As the afternoon progressed, and the story spread through the news and social media, rumours that there had been a casualty emerged. I was glued to social media channels through dinnertime (I live in the EDT time zone). Sadly, those rumours proved to be the truth.
Unfortunately, as I read more and more, I started to see a lot of peoples’ negative comments; some about how old the CT-114 Tutor jets are, others about how the Snowbirds Aerobatic Flight Demo team are nothing but a group of adrenaline junkies and a waste of money. I don’t condone these types of comments, and I’m not here to spread negativity. But I do know that the team are funded through training money that the military has already allotted.
It takes a lot of skill and months of training to learn to fly in tight formations and perform the Snowbirds’ routine. I’ve witnessed firsthand how these men and women wow and excite us, and inspire younger generations to join the military, many aspiring to be a Snowbird pilot themselves in the future. The team had been doing Canada-wide flyovers to lift our spirits during lock down and pay homage to those front line workers who risk their lives every day.

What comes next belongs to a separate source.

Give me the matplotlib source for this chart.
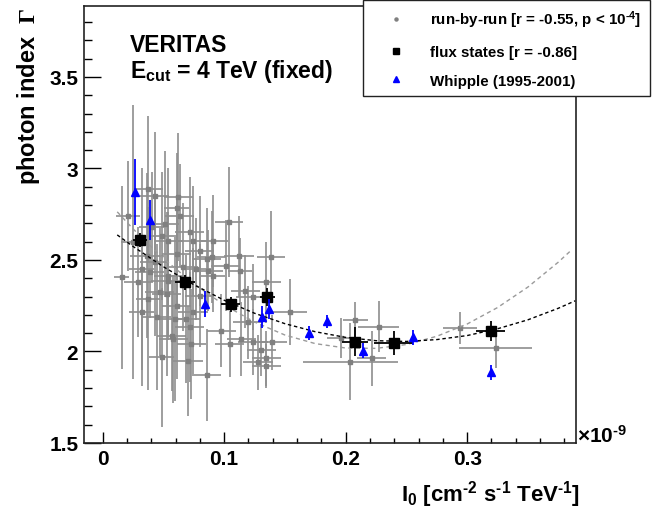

Yesterday was a tragic day. I’ve seen more video footage of the incident, and it definitely appears to be some sort of engine failure that caused the accident. Unfortunately, Public Affairs Officer, Captain Jennifer Casey was killed in the crash. Today, I grieve alongside many other Canadians. My heartfelt sympathies go out to the entire CF Snowbird team and their families after this devastating loss.